那个大小伙子皮肤很白。五大三粗的,个头和洪涛差不多,但是身上的疥疮也最多。至于他叫啥、从哪儿来,洪涛一概没问过,他连看着都觉得身上不自在,更不会去和他说话。好像一说话那些细菌就会爬到自己身上来一样。
“……”小伙子突然被一卷手纸打中脑袋。也给惊了一下,定神一看,是洪涛,立马就把头低下去了,这位惹不起啊,打一下就忍了吧。
“唉……你tm就是娇生惯养的命!活该让你来这里受罪!把药片给我!”牢头一看洪涛那个咬牙切齿的德性,也就不再劝他了,答应了洪涛的请求。给那些人治疗。
“您是我亲大爷了,就从他来吧。哎,你叫什么名字?”洪涛如释重负,冲着那个大小伙子喊了一声。
“王大力!”那个小伙子眼神有点慌张,好像很怕洪涛。
“你身上怎么这么多疥疮啊?你从哪儿过来的?哎哎哎!你就在那边待着就成,别过来!”洪涛从自己褥子里掏出一大包消炎药片,递给了牢头,然后询问着那个王大力的情况。
他现在才算知道黑子干嘛每次给他换褥子,都要在里面塞上药片了,这个孙子肯定知道里面的情况,但是丫挺的就不说!成,你不是和我捣蛋嘛,等老子出去,天天折磨你那一对儿龙凤胎,这叫父债子偿!就在洪涛进来之后不久,黑子乐滋滋的告诉他,妮娜已经在美国给他生了一对儿双胞胎,还是一男一女。
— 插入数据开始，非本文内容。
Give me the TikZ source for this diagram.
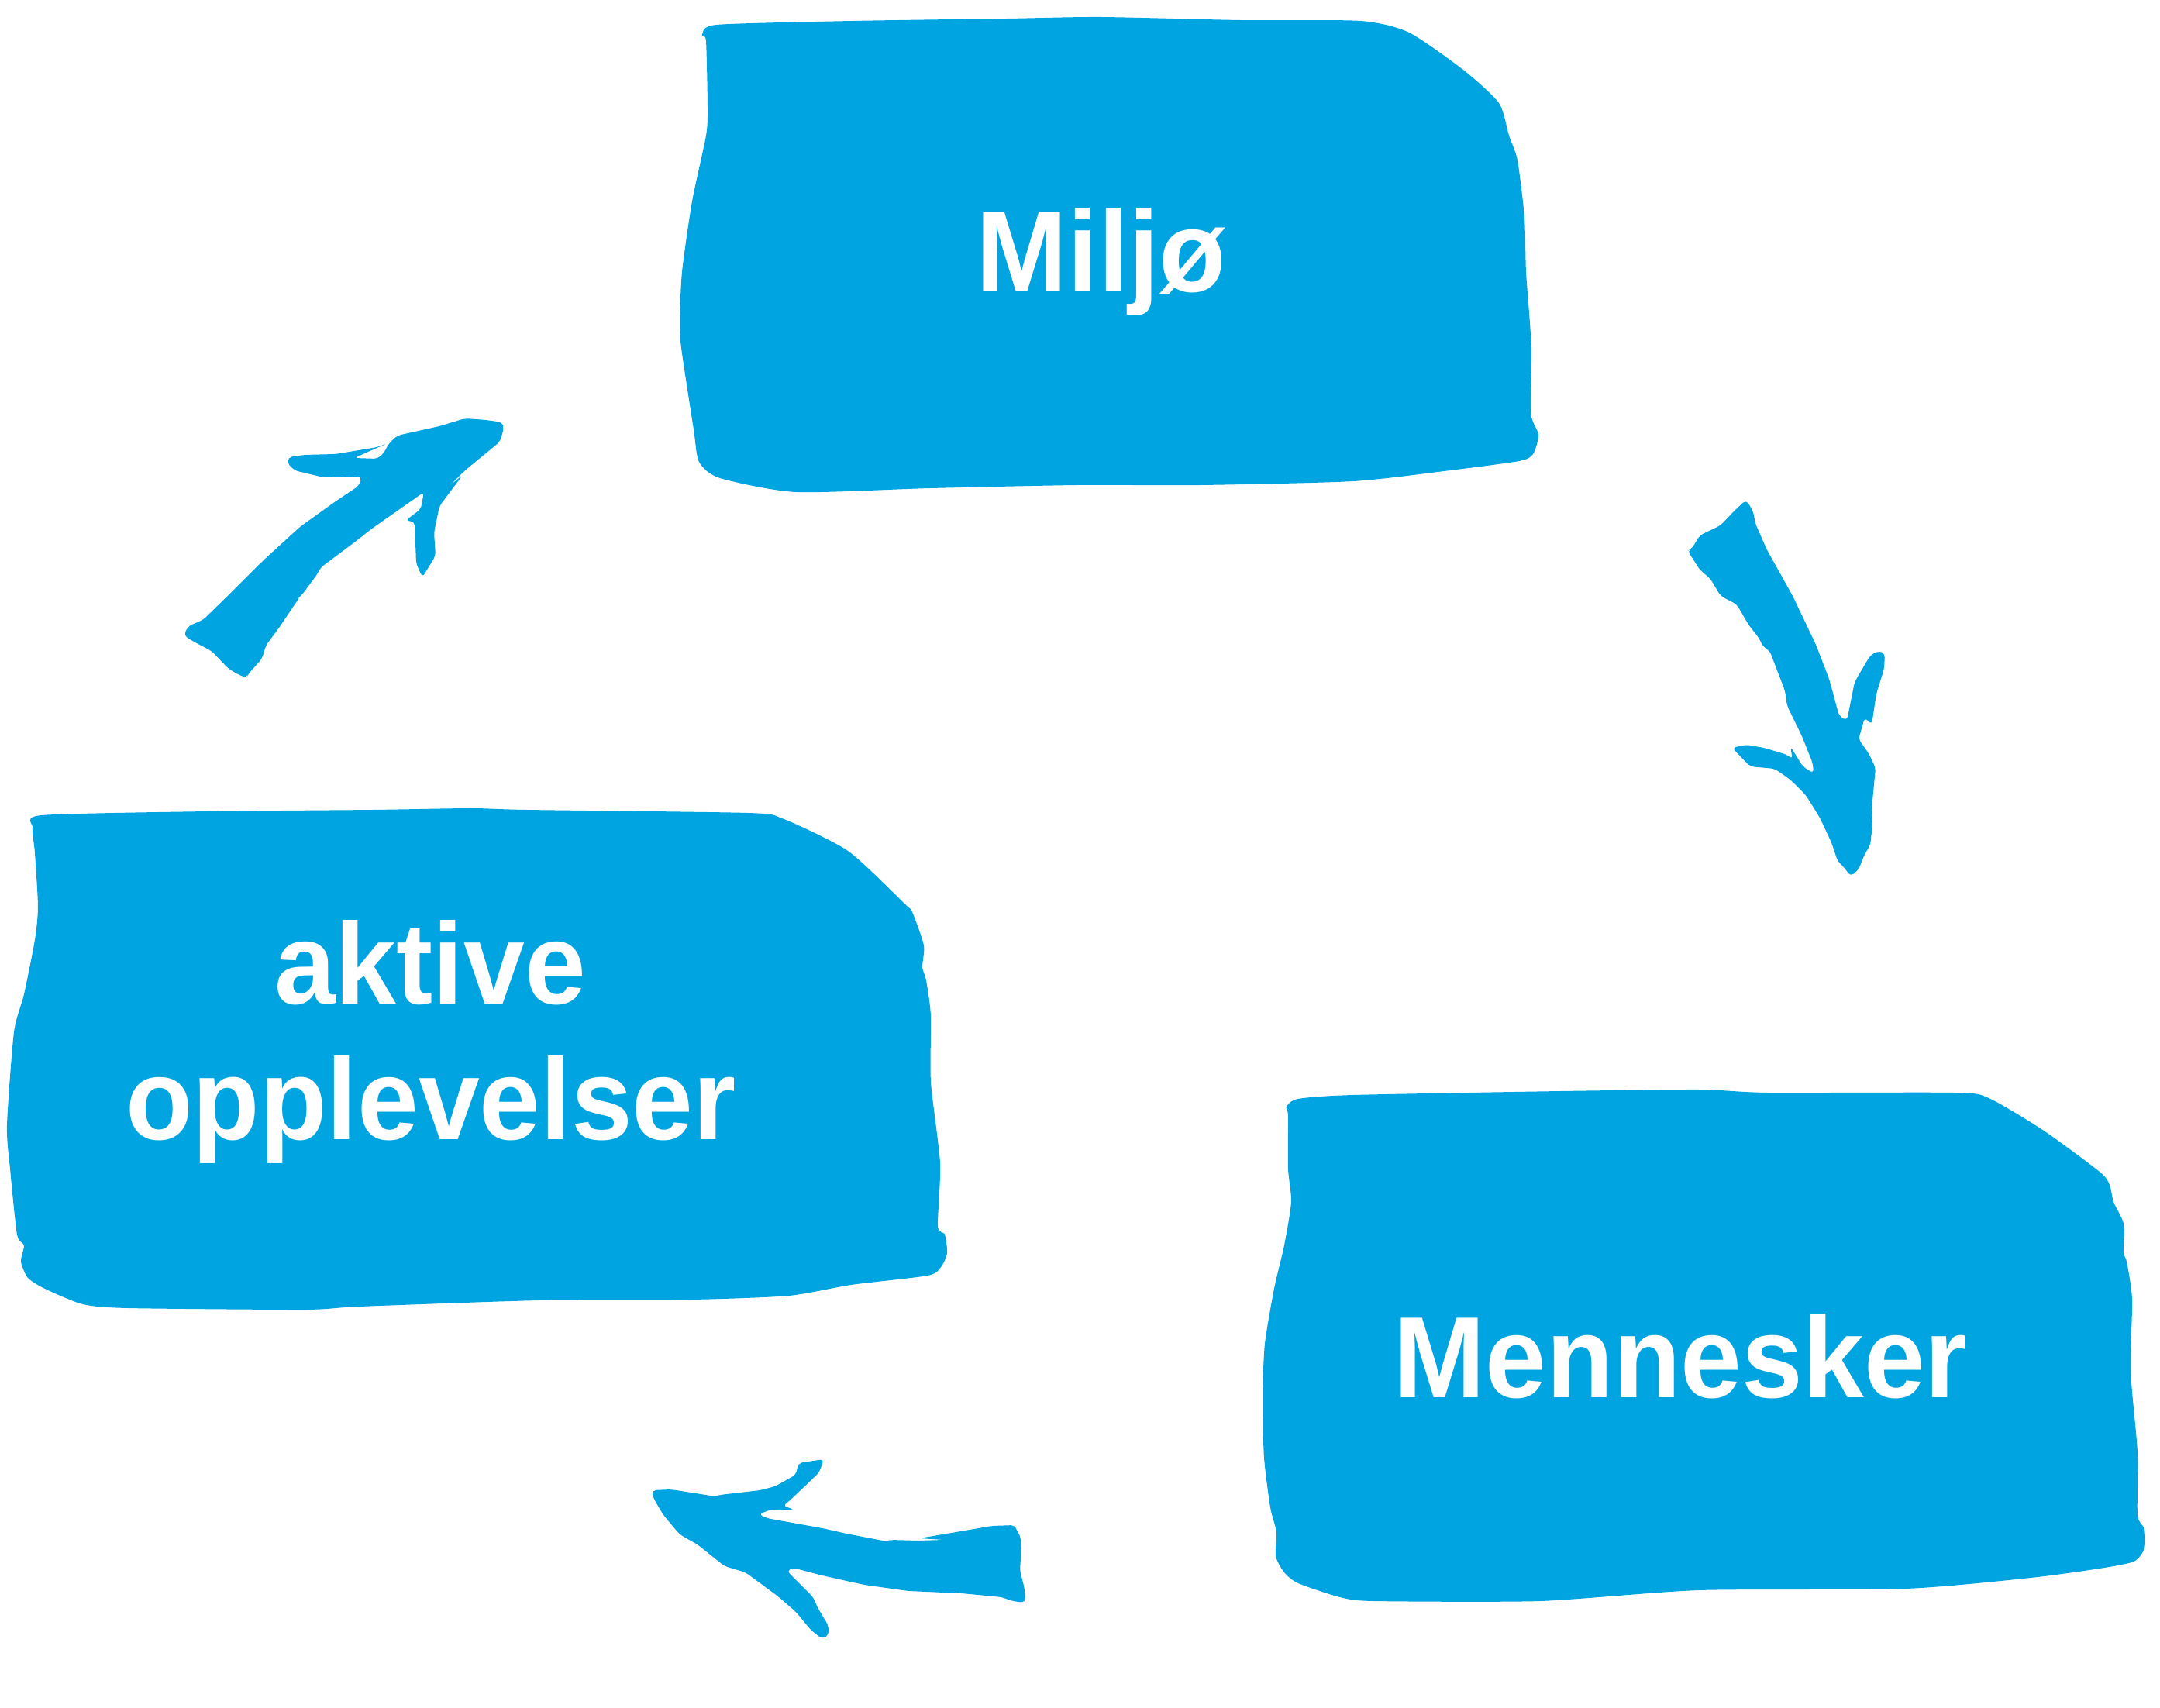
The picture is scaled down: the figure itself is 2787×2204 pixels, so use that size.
\documentclass[tikz,border=0pt]{standalone}
\usepackage{fontspec}
\usepackage{xcolor}
\newfontfamily\boxfont{Liberation Sans}[FakeStretch=0.95]
\definecolor{brandblue}{HTML}{00A4E1}
\tikzset{
  brush/.style={fill=brandblue, draw=none},
  brushstroke/.style={brush, rounded corners=1.5pt},
  boxtext/.style={text=white, font=\boxfont\bfseries\fontsize{42.4}{50}\selectfont, anchor=base, inner sep=0pt}
}

\begin{document}
\begin{tikzpicture}[x=0.01cm, y=-0.01cm]
  \useasboundingbox (0,0) rectangle (2787,2204);
  % brush boxes
  \fill[brush] plot[smooth cycle, tension=0.4] coordinates {(906,45) (925,32) (1100,27) (1300,24) (1420,22) (1600,26) (1755,27) (1818,42) (1889,91) (1934,133) (1947,175) (1958,207) (1967,281) (1969,351) (1976,449) (1975,533) (1985,561) (1978,586) (1960,595) (1871,607) (1746,621) (1550,626) (1390,626) (1200,630) (1027,635) (929,617) (902,596) (895,554) (880,456) (877,421) (880,351) (893,260) (911,175) (913,140) (911,53)};
  \fill[brush] plot[smooth cycle, tension=0.4] coordinates {(42,1068) (54,1052) (268,1047) (482,1045) (607,1043) (679,1045) (964,1049) (1009,1056) (1094,1098) (1168,1167) (1177,1177) (1192,1220) (1190,1248) (1195,1265) (1201,1311) (1201,1396) (1213,1501) (1210,1582) (1219,1593) (1222,1617) (1214,1635) (1197,1646) (1098,1658) (1018,1672) (893,1677) (695,1678) (464,1686) (393,1690) (165,1688) (107,1683) (58,1663) (36,1649) (27,1628) (31,1607) (22,1593) (13,1508) (9,1452) (18,1332) (31,1283) (45,1213) (49,1170) (45,1100)};
  \fill[brush] plot[smooth cycle, tension=0.4] coordinates {(1660,1428) (1675,1418) (1746,1413) (2014,1408) (2192,1406) (2281,1410) (2522,1410) (2566,1417) (2637,1459) (2709,1512) (2722,1529) (2727,1551) (2740,1579) (2740,1617) (2744,1628) (2751,1677) (2749,1769) (2758,1874) (2758,1955) (2767,1973) (2767,1998) (2753,2015) (2709,2024) (2620,2036) (2459,2050) (2192,2052) (1987,2066) (1773,2066) (1729,2061) (1675,2043) (1657,2029) (1646,2008) (1647,1977) (1639,1945) (1631,1881) (1629,1804) (1632,1734) (1644,1663) (1657,1607) (1666,1551) (1662,1508) (1662,1440)};
  % brush arrows
  \fill[brushstroke] (237,820) -- (243,808) -- (262,800) -- (300,763) -- (340,723) -- (387,680) -- (433,647) -- (463,627) -- (467,615) -- (417,616) -- (380,607) -- (371,598) -- (372,590) -- (393,587) -- (433,586) -- (487,577) -- (500,572) -- (457,591) -- (487,592) -- (495,585) -- (502,572) -- (513,562) -- (567,550) -- (600,540) -- (627,542) -- (648,545) -- (650,553) -- (645,570) -- (600,607) -- (580,627) -- (597,613) -- (567,653) -- (560,687) -- (562,717) -- (545,745) -- (537,727) -- (535,673) -- (523,672) -- (543,657) -- (547,635) -- (480,682) -- (457,700) -- (413,733) -- (410,740) -- (390,767) -- (367,790) -- (387,770) -- (360,810) -- (343,833) -- (338,850) -- (320,870) -- (318,875) -- (307,870) -- (295,863) -- (273,840) -- (250,828) -- cycle;
  \fill[brushstroke] (2253,645) -- (2262,660) -- (2265,676) -- (2280,710) -- (2313,769) -- (2343,832) -- (2360,876) -- (2366,898) -- (2373,924) -- (2383,930) -- (2393,880) -- (2413,846) -- (2423,840) -- (2432,843) -- (2431,863) -- (2421,895) -- (2415,935) -- (2406,926) -- (2398,954) -- (2411,972) -- (2420,991) -- (2415,1043) -- (2416,1065) -- (2413,1091) -- (2406,1102) -- (2398,1122) -- (2388,1131) -- (2380,1120) -- (2371,1111) -- (2363,1087) -- (2348,1055) -- (2330,1026) -- (2310,1006) -- (2290,992) -- (2258,989) -- (2235,965) -- (2253,961) -- (2276,965) -- (2306,974) -- (2313,980) -- (2310,963) -- (2326,989) -- (2340,998) -- (2339,985) -- (2325,950) -- (2306,911) -- (2303,891) -- (2283,839) -- (2275,835) -- (2270,824) -- (2256,806) -- (2241,780) -- (2220,769) -- (2207,747) -- (2193,735) -- (2183,719) -- (2177,711) -- (2183,708) -- (2193,691) -- (2220,678) -- (2237,660) -- cycle;
  \fill[brushstroke] (841,1923) -- (866,1922) -- (923,1931) -- (929,1929) -- (981,1923) -- (1000,1918) -- (1027,1903) -- (1030,1888) -- (1063,1883) -- (1057,1900) -- (1034,1922) -- (1017,1938) -- (1010,1943) -- (1025,1948) -- (994,1948) -- (979,1954) -- (989,1959) -- (1061,1972) -- (1092,1979) -- (1144,1989) -- (1149,1987) -- (1184,1988) -- (1218,1987) -- (1186,1985) -- (1222,1979) -- (1280,1969) -- (1310,1968) -- (1311,1975) -- (1316,1980) -- (1318,1995) -- (1316,2027) -- (1322,2050) -- (1323,2068) -- (1306,2066) -- (1293,2061) -- (1241,2056) -- (1172,2053) -- (1115,2045) -- (1061,2033) -- (1023,2023) -- (1015,2027) -- (1050,2062) -- (1054,2073) -- (1069,2098) -- (1069,2110) -- (1061,2115) -- (1046,2103) -- (1027,2080) -- (1004,2060) -- (962,2029) -- (935,2021) -- (900,1993) -- (877,1980) -- (856,1955) -- (843,1933) -- cycle;
  \node[boxtext] (miljo) at (1421,377) {Miljø};
  \node[boxtext] (aktive) at (555,1295) {aktive};
  \node[boxtext] (opplevelser) at (556,1470) {opplevelser};
  \node[boxtext] (mennesker) at (2169,1803) {Mennesker};
\end{tikzpicture}
\end{document}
洪涛当时就想问问老天爷,你tm这也太不公平了吧!像黑子这种手上沾满了人民鲜血的家伙,凑合给他个不傻不乜的孩子就成啦,这么还来个双胞胎!还是个龙凤胎呢!这你让以后的人怎么想啊?难道说作恶越多越幸福!当然了,这个话只能在心里默念,如果说出来,洪涛觉得黑子手上马上还得沾上自己的鲜血。
“我从海淀转过来的,这个不怪我,我们屋里都这样……”王大力很无辜,使劲证明这不是自己的错,因为在这里,没错你都说不定那天就挨顿折磨,如果让洪涛这种明显是牢头亲信的主儿讨厌了自己,那以后这个日子也就苦喽!
“我给你治治,你去把衣服脱了,去里面冲冲,洗干净了再出来!”洪涛一听他是从海淀看守所转过来的,也就明白差不多了。和东西城的看守所比起来,其它区县的看守所条件更差、关押的人数更多,这个已经不是什么秘密了,洪涛现在也算是半个老人,耳濡目染的明白了很多这里面的事情。
“大哥,我真不是故意的,以后我不抠了……”王大力一听洪涛这个话,眼泪都快掉出来了,就差趴地上给洪涛磕头了,玩了命的求饶。
“你个傻x,不是要毁你,这是tm真的给你治病,赶紧着,再多说一句,我让你丫的壁虎爬墙你信不信!”旁边的牢头都让王大力和洪涛的对话给逗乐了,一顿臭骂扔了过去。
这个人啊,有时候就是这样,你越是和颜悦色,他越觉得你是在骗他,你连吓唬带骂,他到相信了。洪涛琢磨不出来这是个什么道理,但是活生生的例子就摆在他面前,那个王大力比耗子跑的还快,三下五除二脱光了衣服,嗖的一声就钻进厕所里洗澡去了。